The 'Judgement of Paris' sparked a rivalry between US and European wineries - a tariff war could reignite it

Tuesday, 18 March, 2025
ABC News, Tessa Flemming
Donald Trump's threat to increase tariffs for alcohol from the EU is reigniting old rivalries between the US and European industries.

The year is 1976, Paul McCartney's "Wings" are top of the Billboard charts, and European wine is about to face its biggest fight against America's "kids from the sticks".

The "Judgement of Paris" — an event that uprooted the reputation of French wines in favour of Californian underdogs — would shift the wine market between the competing countries.

Now, as European alcohol faces a new threat from a looming Donald Trump tariff war, here's how a blind taste test almost 50 years ago first ignited a rivalry between the United States and Europe.

The blind taste that changed the game

A Parisian taste test between French wines and their Napa Valley counterparts seemed so ludicrous in 1976 that few journalists even showed up.

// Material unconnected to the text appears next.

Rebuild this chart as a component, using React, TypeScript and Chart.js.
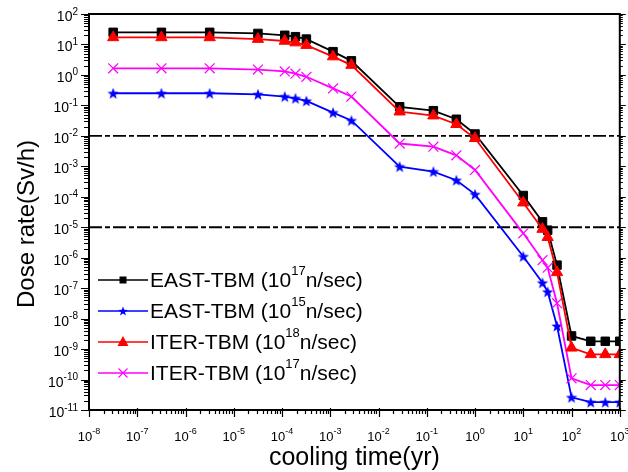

The exception was Time magazine's George Tabar, who viewed the event with skepticism.

"Everybody knows that French wines are going to win, so why waste a day?" he recounted in 2016.

"It's the giant and the little guy. Nobody took it seriously."

At the time, Napa Valley was barely a burgeoning wine destination.

Some estimates show there were only 330 wineries in California in 1975, and most were considered eons behind their French rivals in Bordeaux and Burgundy.

Not only was Californian wine unpopular overseas, the test's creator, Steven Spurrier, said it "did not exist" as far as the French were concerned.

The British-born Mr Spurrier believed it an unfair assessment and, imbued with a sense of wine justice, he put eight wines from Burgundy and Bordeaux up against 12 Californian rivals.

To equal out the contest, he made the then-unusual step of hiding the labels.